Na live, Mara diz que, após interromper a utilização do “kit Covid” no terceiro dia, os sintomas melhoraram. Dias depois, a moradora de Mirandópolis realizou teste de anticorpos para a doença e constatou que nunca havia sido infectada pelo novo coronavírus. “Se eu concluo os 5 dias de tratamento não estaria aqui falando com vocês [na live], porque eu passei muito mal. Não desejo pra ninguém”, diz.
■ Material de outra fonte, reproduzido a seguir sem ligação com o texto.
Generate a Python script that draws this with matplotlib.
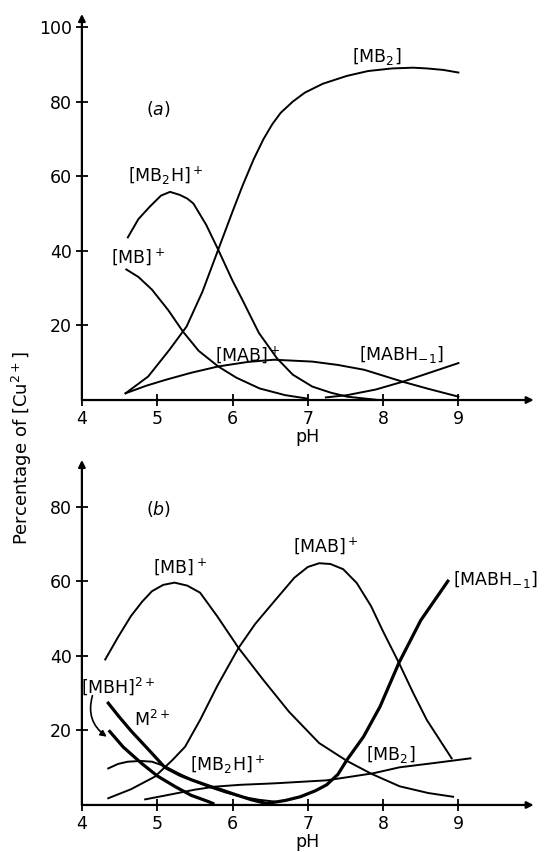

Para o vereador e médico Carlos Weverton, ao levar para o “palco da política” uma questão tão séria quanto um vírus, as pessoas acabam divididas. “Tem pessoas que acreditam que funciona, porque hoje o chefe do maior poder na cidade, que é o prefeito, é a favor da cloroquina. Eu acho que se aproveita muito desse momento crítico – onde as pessoas estão preocupadas, estão mais sensíveis e querem se apegar a alguma coisa que lhes passa mais confiança, lhes passa mais tranquilidade – para se fazer política com isso”, afirma o médico.
“DitaDoria”
Tal como o ocupante do Palácio do Planalto, o bolsonarista que comanda Mirandópolis também apontou suas armas para um inimigo em São Paulo: o governador João Doria. Desde o começo da pandemia, quando o comportamento de Doria começou a destoar da retórica de Bolsonaro, com a defesa de medidas de distanciamento social, Everton Sodário passou a disparar contra o tucano. Em um post, o prefeito posa com máscara estampada com a hashtag #ForaditaDória!!!. Em outro, critica a “tirania” do “desgovernador”, que à época manteve a região onde fica Mirandópolis na fase vermelha, a mais restritiva do Plano São Paulo, que organiza a retomada das atividades no estado.
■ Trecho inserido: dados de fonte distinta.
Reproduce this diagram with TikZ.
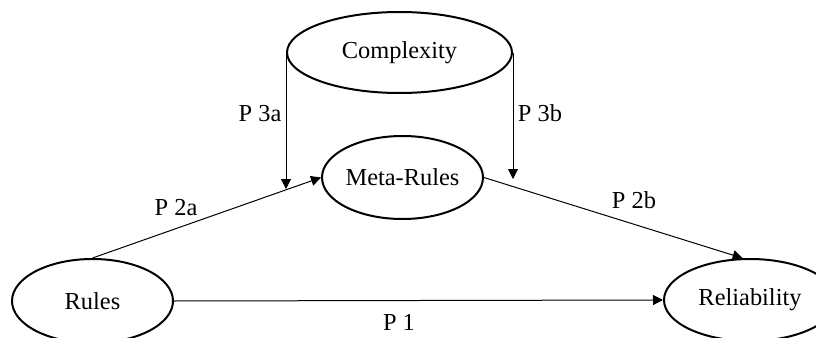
\documentclass[tikz,border=0pt]{standalone}
\usepackage{fontspec}
\setmainfont{Liberation Serif}
\usetikzlibrary{shapes.geometric,arrows.meta}
\begin{document}
\begin{tikzpicture}[x=0.5pt,y=-0.5pt,
    construct/.style={ellipse,draw,line width=1pt,inner xsep=-3pt,inner ysep=0pt},
    path/.style={-{Triangle[length=5pt,width=5pt]},line width=0.5pt},
    plabel/.style={inner sep=0pt}]
    \fontsize{12.2}{14.6}\selectfont
    \useasboundingbox (0,0) rectangle (816,338);
    % constructs
    \node[construct,minimum width=112.5pt,minimum height=40.5pt] (cmplx) at (399.5,52.5) {Complexity};
    \node[construct,minimum width=80.5pt,minimum height=41.5pt] (meta) at (402.5,177.5) {Meta-Rules};
    \node[construct,minimum width=80.5pt,minimum height=42pt] (rules) at (92.5,301) {Rules};
    \node[construct,minimum width=86pt,minimum height=41pt] (rel) at (750,300) {Reliability};
    % moderating ends
    \coordinate (p3aend) at (289,189);
    \coordinate (p3bend) at (512,179);
    % paths
    \draw[path] (rules.east) -- (rel.west);
    \draw[path] (rules.north) -- (meta.west);
    \draw[path] (meta.east) -- (rel.100);
    \draw[path] (cmplx.west) -- (cmplx.west |- p3aend);
    \draw[path] (cmplx.east) -- (cmplx.east |- p3bend);
    % labels
    \node[plabel] (lp1) at (399,322) {P 1};
    \node[plabel] (lp2a) at (176,208) {P 2a};
    \node[plabel] (lp2b) at (634,200) {P 2b};
    \node[plabel] (lp3a) at (260,114) {P 3a};
    \node[plabel] (lp3b) at (540,113) {P 3b};
\end{tikzpicture}
\end{document}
Em pelo menos três oportunidades, Sodário tentou driblar ou derrubar as medidas estaduais de combate ao novo coronavírus. Em 6 de abril, publicou decreto promovendo a reabertura do comércio da cidade, mesmo que, no estado, a recomendação fosse pela manutenção das medidas de distanciamento. Pressionado, recuou dois dias depois, suspendendo o decreto. No mesmo dia, porém, impetrou mandado de segurança no Tribunal de Justiça de São Paulo (TJ-SP) pedindo a suspensão ou a flexibilização do decreto de Doria que prolongava a quarentena no estado até 22 de abril. O pedido foi negado pelo TJ-SP.
Na mesma época, a Promotoria de Justiça de Mirandópolis, que faz parte do Ministério Público estadual, emitiu recomendação ao prefeito, solicitando que ele interrompesse publicações nas redes sociais que fossem contrárias ao decreto estadual de quarentena ou que incitassem a população a descumprí-lo. Para os promotores responsáveis pela ação, as postagens de Sodário “ultrapassam o exercício do direito de liberdade de expressão”. Apesar disso, o prefeito de Mirandópolis continuou criticando as medidas de isolamento de Doria e passou a criticar também o Ministério Público..
A despeito da recomendação da Promotoria – e das orientações do governo estadual e da Organização Mundial da Saúde –, o prefeito tentou novamente flexibilizar a quarentena na cidade via decreto, no início de junho. A tentativa foi novamente barrada pela Justiça, que estabeleceu multa de 10 mil reais em caso de descumprimento por Sodário.
A Agência Pública buscou um posicionamento do gabinete do prefeito Everton Sodário, mas não obteve resposta até a publicação da reportagem.